Improving feature extraction from histopathological images through a fine-tuning ImageNet model

Background: Due to lack of annotated pathological images, transfer learning has been the predominant approach in the field of digital pathology. Pre-trained neural networks based on ImageNet database are often used to extract “off-the-shelf” features, achieving great success in predicting tissue types, molecular features, and clinical outcomes, etc. We hypothesize that fine-tuning the pre-trained models using histopathological images could further improve feature extraction, and downstream prediction performance. Methods: We used 100 000 annotated H&E image patches for colorectal cancer (CRC) to fine-tune a pre-trained Xception model via a 2-step approach. The features extracted from fine-tuned Xception (FTX-2048) model and Image-pretrained (IMGNET-2048) model were compared through: (1) tissue classification for H&E images from CRC, same image type that was used for fine-tuning; (2) prediction of immune-related gene expression, and (3) gene mutations for lung adenocarcinoma (LUAD). Five-fold cross validation was used for model performance evaluation. Each experiment was repeated 50 times. Findings: The extracted features from the fine-tuned FTX-2048 exhibited significantly higher accuracy (98.4%) for predicting tissue types of CRC compared to the “off-the-shelf” features directly from Xception based on ImageNet database (96.4%) (P value = 2.2 × 10−6). Particularly, FTX-2048 markedly improved the accuracy for stroma from 87% to 94%. Similarly, features from FTX-2048 boosted the prediction of transcriptomic expression of immune-related genes in LUAD. For the genes that had significant relationships with image features (P < 0.05, n = 171), the features from the fine-tuned model improved the prediction for the majority of the genes (139; 81%).

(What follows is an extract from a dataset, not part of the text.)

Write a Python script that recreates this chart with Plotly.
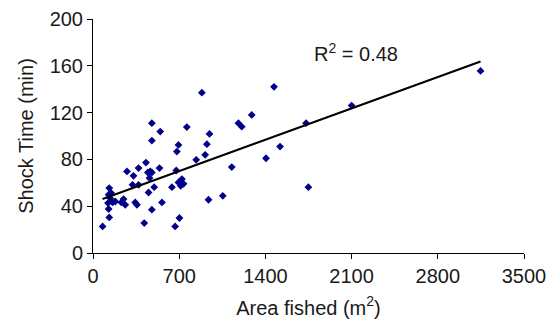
import numpy as np
import plotly.graph_objects as go

area = [78, 132, 132, 127, 148, 140, 122, 159, 127, 181, 230, 248, 262, 276, 329,
        370, 343, 357, 321, 370, 430, 446, 459, 451, 416, 465, 478, 478, 546, 478,
        540, 478, 497, 560, 641, 681, 694, 676, 694, 722, 735, 712, 702, 667, 762,
        838, 884, 911, 925, 946, 938, 1054, 1127, 1181, 1208, 1289, 1405, 1470, 1519,
        1730, 1749, 2100, 3147]
shock = [22.7, 30.4, 55.5, 49.8, 51.2, 46.9, 42.7, 43.2, 37.6, 44, 43.2, 46.1, 41.2,
         69.7, 66, 72.6, 43.2, 41.2, 58.3, 58.3, 77.3, 68.8, 64, 51.7, 25.6, 69.7, 37,
         111, 103.8, 96.1, 72.6, 68.8, 56.3, 43.2, 56.3, 86.7, 92.4, 70.5, 60.3, 63.2,
         59.2, 57.5, 29.9, 22.7, 107.6, 79.6, 137, 83.9, 93, 101.8, 45.5, 48.9, 73.4,
         111, 108, 118, 81, 142, 91, 111, 56.3, 126, 155.6]

x_ticks = [0, 700, 1400, 2100, 2800, 3500]
y_ticks = [0, 40, 80, 120, 160, 200]
r2_label = "R<sup>2</sup> = 0.48"

slope, intercept = np.polyfit(area, shock, 1)
xl = np.array([min(area), max(area)])
yl = intercept + slope * xl

font = "Liberation Sans, Arial, sans-serif"
txt = "#1a1a1a"
fig = go.Figure()
fig.add_trace(go.Scatter(x=area, y=shock, mode="markers",
                         marker=dict(symbol="diamond", size=6, color="#00008B"),
                         showlegend=False, cliponaxis=False))
fig.add_trace(go.Scatter(x=xl, y=yl, mode="lines",
                         line=dict(color="black", width=2), showlegend=False))
fig.add_annotation(x=2139, y=171, text=r2_label, showarrow=False,
                   font=dict(family=font, size=20, color=txt))
axis_common = dict(showline=True, linecolor="black", linewidth=1, ticks="outside",
                   ticklen=5, tickcolor="black", showgrid=False, zeroline=False,
                   tickfont=dict(family=font, size=20, color=txt))
fig.update_xaxes(range=[0, 3500], tickvals=x_ticks,
                 title=dict(text="Area fished (m<sup>2</sup>)",
                            font=dict(family=font, size=20, color=txt), standoff=14),
                 **axis_common)
fig.update_yaxes(range=[0, 200], tickvals=y_ticks,
                 title=dict(text="Shock Time (min)",
                            font=dict(family=font, size=20, color=txt), standoff=10),
                 **axis_common)
fig.update_layout(width=556, height=320, plot_bgcolor="white", paper_bgcolor="white",
                  margin=dict(l=85, r=40, t=11, b=75, autoexpand=False))
fig.write_html("out.html")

In addition, features from FTX-2048 improved prediction of mutation for 5 out of 9 most frequently mutated genes (STK11, TP53, LRP1B, NF1, and FAT1) in LUAD. Conclusions: We proved the concept that fine-tuning the pretrained ImageNet neural networks with histopathology images can produce higher quality features and better prediction performance for not only the same-cancer tissue classification where similar images from the same cancer are used for fine-tuning, but also cross-cancer prediction for gene expression and mutation at patient level.